**PROBLEM TO WORK ON:** Can you output, word for word, the lines between the one holding "Rebuild this chart" and the one holding "fig = go.Figure()", inclusive, leaving out any pictures?

**RECORD EXCERPTS:**
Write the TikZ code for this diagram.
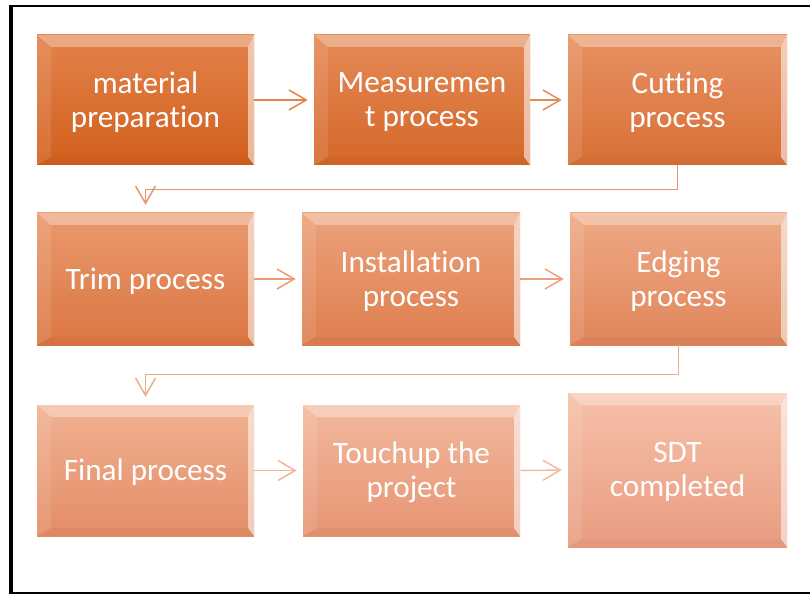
\documentclass[tikz,border=0pt]{standalone}
\usepackage{fontspec}
\setmainfont{Carlito}[RawFeature={-liga;-clig;-dlig;-calt}]
\usetikzlibrary{arrows.meta,fit}
\definecolor{dkTop}{HTML}{E3824B}
\definecolor{dkBot}{HTML}{D2601D}
\definecolor{ltTop}{HTML}{F6C1A9}
\definecolor{ltBot}{HTML}{E99C80}
\tikzset{
  boxtext/.style={text=white, font=\fontsize{23.4}{25.5}\selectfont, align=center, inner sep=0pt},
  boxframe/.style={inner sep=0pt},
  flowarrow/.style={line width=1.1pt, -{Straight Barb[length=13pt,width=15pt]}, shorten >=4.5pt},
  elbowarrow/.style={flowarrow, shorten >=6pt},
  frameline/.style={black, line width=2.2pt},
}
% name, x1, y1, x2, y2, percent of dark colour, text
\newcommand\procbox[7]{%
  \colorlet{bt}{dkTop!#6!ltTop}\colorlet{bb}{dkBot!#6!ltBot}%
  \shade[top color=bt,bottom color=bb] (#2,#3) rectangle (#4,#5);
  \fill[white,opacity=0.32] (#2,#3) -- (#4,#3) -- ({#4-6},{#3+12}) -- ({#2+14},{#3+12}) -- cycle;
  \fill[white,opacity=0.10] (#2,#3) -- ({#2+14},{#3+12}) -- ({#2+14},{#5-8}) -- (#2,#5) -- cycle;
  \fill[white,opacity=0.55] (#4,#3) -- (#4,#5) -- ({#4-6},{#5-8}) -- ({#4-6},{#3+12}) -- cycle;
  \fill[black,opacity=0.03] (#2,#5) -- ({#2+14},{#5-8}) -- ({#4-6},{#5-8}) -- (#4,#5) -- cycle;
  \coordinate (#1-nw) at (#2,#3);
  \coordinate (#1-se) at (#4,#5);
  \node[boxframe, fit=(#1-nw)(#1-se)] (#1) {};
  \node[boxtext] (#1-t) at ([yshift=-1.5pt]#1.center) {#7};
}
\begin{document}
\begin{tikzpicture}[x=0.75pt,y=-0.75pt]
\useasboundingbox (0,0) rectangle (810,595);
\fill[white] (0,0) rectangle (810,595);
% frame
\draw[frameline] (11,6) -- (810,6);
\draw[frameline, line width=3pt] (11,5) -- (11,594);
\draw[frameline] (11,593) -- (810,593);
% boxes
\procbox{b1}{37}{35}{254}{165}{100}{material\\preparation}
\procbox{b2}{314}{35}{530}{165}{88}{Measuremen\\t process}
\procbox{b3}{568}{35}{787}{165}{75}{Cutting\\process}
\procbox{b4}{37}{213}{254}{345}{63}{Trim process}
\procbox{b5}{302}{213}{520}{345}{50}{Installation\\process}
\procbox{b6}{570}{213}{787}{345}{38}{Edging\\process}
\procbox{b7}{37}{405}{254}{536}{25}{Final process}
\procbox{b8}{303}{405}{520}{536}{13}{Touchup the\\project}
\procbox{b9}{568}{393}{787}{547}{0}{SDT\\completed}
% connectors
\draw[flowarrow, color=dkTop!100!ltTop] (b1.east) -- (b2.west);
\draw[flowarrow, color=dkTop!88!ltTop] (b2.east) -- (b3.west);
\draw[elbowarrow, color=dkTop!70!ltTop] (b3.south) -- ++(0,24) -| (b4.north);
\draw[flowarrow, color=dkTop!60!ltTop] (b4.east) -- (b5.west);
\draw[flowarrow, color=dkTop!50!ltTop] (b5.east) -- (b6.west);
\draw[elbowarrow, color=dkTop!35!ltTop] (b6.south) -- ++(0,29) -| (b7.north);
\draw[flowarrow, color=dkTop!20!ltTop] (b7.east) -- (b8.west);
\draw[flowarrow, color=dkTop!10!ltTop] (b8.east) -- (b9.west);
\end{tikzpicture}
\end{document}
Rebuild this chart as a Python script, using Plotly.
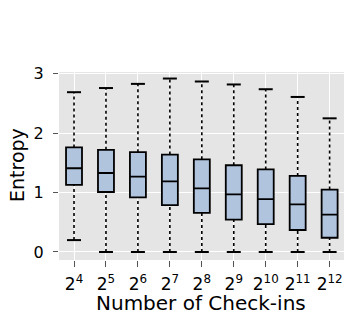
import plotly.graph_objects as go

categories = ["2<sup>4</sup>", "2<sup>5</sup>", "2<sup>6</sup>", "2<sup>7</sup>", "2<sup>8</sup>",
              "2<sup>9</sup>", "2<sup>10</sup>", "2<sup>11</sup>", "2<sup>12</sup>"]
lower_whisker = [0.20, 0.0, 0.0, 0.0, 0.0, 0.0, 0.0, 0.0, 0.0]
q1 = [1.13, 1.01, 0.92, 0.79, 0.66, 0.545, 0.47, 0.37, 0.24]
median = [1.41, 1.33, 1.27, 1.19, 1.07, 0.97, 0.89, 0.80, 0.63]
q3 = [1.76, 1.72, 1.68, 1.64, 1.56, 1.46, 1.39, 1.28, 1.05]
upper_whisker = [2.69, 2.76, 2.83, 2.92, 2.87, 2.82, 2.74, 2.61, 2.25]

xs = list(range(len(categories)))
fig = go.Figure()

# whiskers (dotted)
wx, wy = [], []
for i in xs:
    wx += [i, i, None, i, i, None]
    wy += [lower_whisker[i], q1[i], None, q3[i], upper_whisker[i], None]
fig.add_trace(go.Scatter(x=wx, y=wy, mode="lines",
                         line=dict(color="black", width=1.6, dash="dot"),
                         hoverinfo="skip", showlegend=False))
# caps
fig.add_trace(go.Scatter(x=xs + xs, y=lower_whisker + upper_whisker, mode="markers",
                         marker=dict(symbol="line-ew", size=10,
                                     line=dict(color="black", width=2)),
                         hoverinfo="skip", showlegend=False))
# boxes
fig.add_trace(go.Box(x=xs, q1=q1, median=median, q3=q3,
                     lowerfence=q1, upperfence=q3,
                     fillcolor="#b0c4de", line=dict(color="black", width=1.8),
                     width=0.5, whiskerwidth=0, showlegend=False, boxpoints=False))

font = "DejaVu Sans, sans-serif"
fig.update_layout(
    width=344, height=322,
    margin=dict(l=59, r=0, t=72, b=62, autoexpand=False),
    paper_bgcolor="white", plot_bgcolor="#e5e5e5",
    font=dict(family=font, color="black", size=16),
    showlegend=False,
    xaxis=dict(range=[-0.47, 8.45], tickmode="array", tickvals=xs, ticktext=categories,
               showgrid=True, gridcolor="white", gridwidth=1.2, zeroline=False,
               ticks="outside", ticklen=6, tickcolor="#555555", tickwidth=1,
               automargin=False, ticklabelstandoff=3,
               tickfont=dict(size=17, family=font, color="black")),
    yaxis=dict(range=[-0.135, 3.03], tickvals=[0, 1, 2, 3],
               showgrid=True, gridcolor="white", gridwidth=1.2, zeroline=False,
               ticks="outside", ticklen=5, tickcolor="#555555", tickwidth=1,
               automargin=False, ticklabelstandoff=6,
               tickfont=dict(size=16, family=font, color="black")),
    annotations=[
        dict(text="Number of Check-ins", xref="paper", yref="paper", x=(201 - 59) / 285,
             y=-(303 - 260) / 188, xanchor="center", yanchor="middle", showarrow=False,
             font=dict(size=20, family=font, color="black")),
        dict(text="Entropy", xref="paper", yref="paper", x=-(59 - 17) / 285,
             y=(260 - 165) / 188, xanchor="center", yanchor="middle", showarrow=False,
             textangle=-90, font=dict(size=19, family=font, color="black")),
    ],
)
fig.write_html("out.html", config={"displayModeBar": False},
               post_script="document.body.style.margin='0';document.body.style.overflow='hidden';")
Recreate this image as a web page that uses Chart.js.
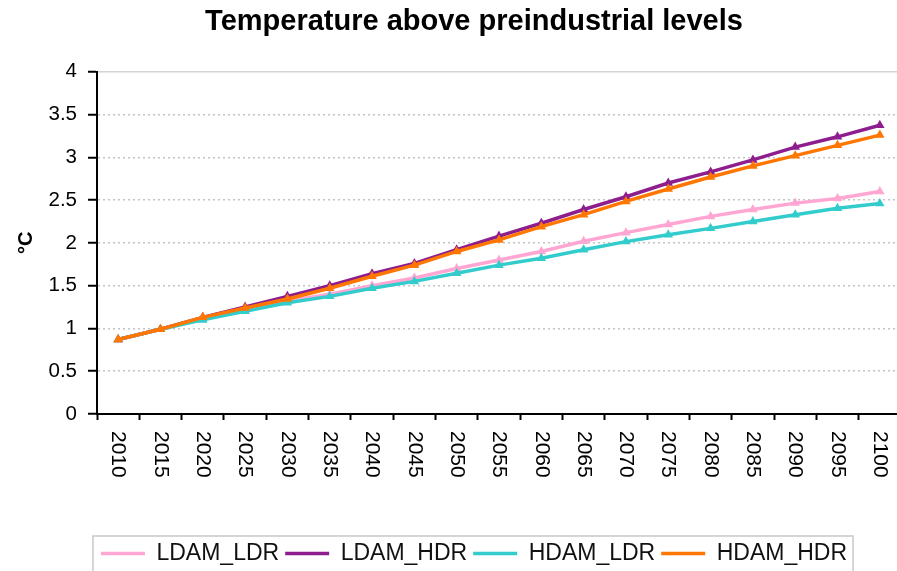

**EXERCISE RESPONSE:**
Rebuild this chart as a Python script, using Plotly.
import plotly.graph_objects as go

categories = ["2<sup>4</sup>", "2<sup>5</sup>", "2<sup>6</sup>", "2<sup>7</sup>", "2<sup>8</sup>",
              "2<sup>9</sup>", "2<sup>10</sup>", "2<sup>11</sup>", "2<sup>12</sup>"]
lower_whisker = [0.20, 0.0, 0.0, 0.0, 0.0, 0.0, 0.0, 0.0, 0.0]
q1 = [1.13, 1.01, 0.92, 0.79, 0.66, 0.545, 0.47, 0.37, 0.24]
median = [1.41, 1.33, 1.27, 1.19, 1.07, 0.97, 0.89, 0.80, 0.63]
q3 = [1.76, 1.72, 1.68, 1.64, 1.56, 1.46, 1.39, 1.28, 1.05]
upper_whisker = [2.69, 2.76, 2.83, 2.92, 2.87, 2.82, 2.74, 2.61, 2.25]

xs = list(range(len(categories)))
fig = go.Figure()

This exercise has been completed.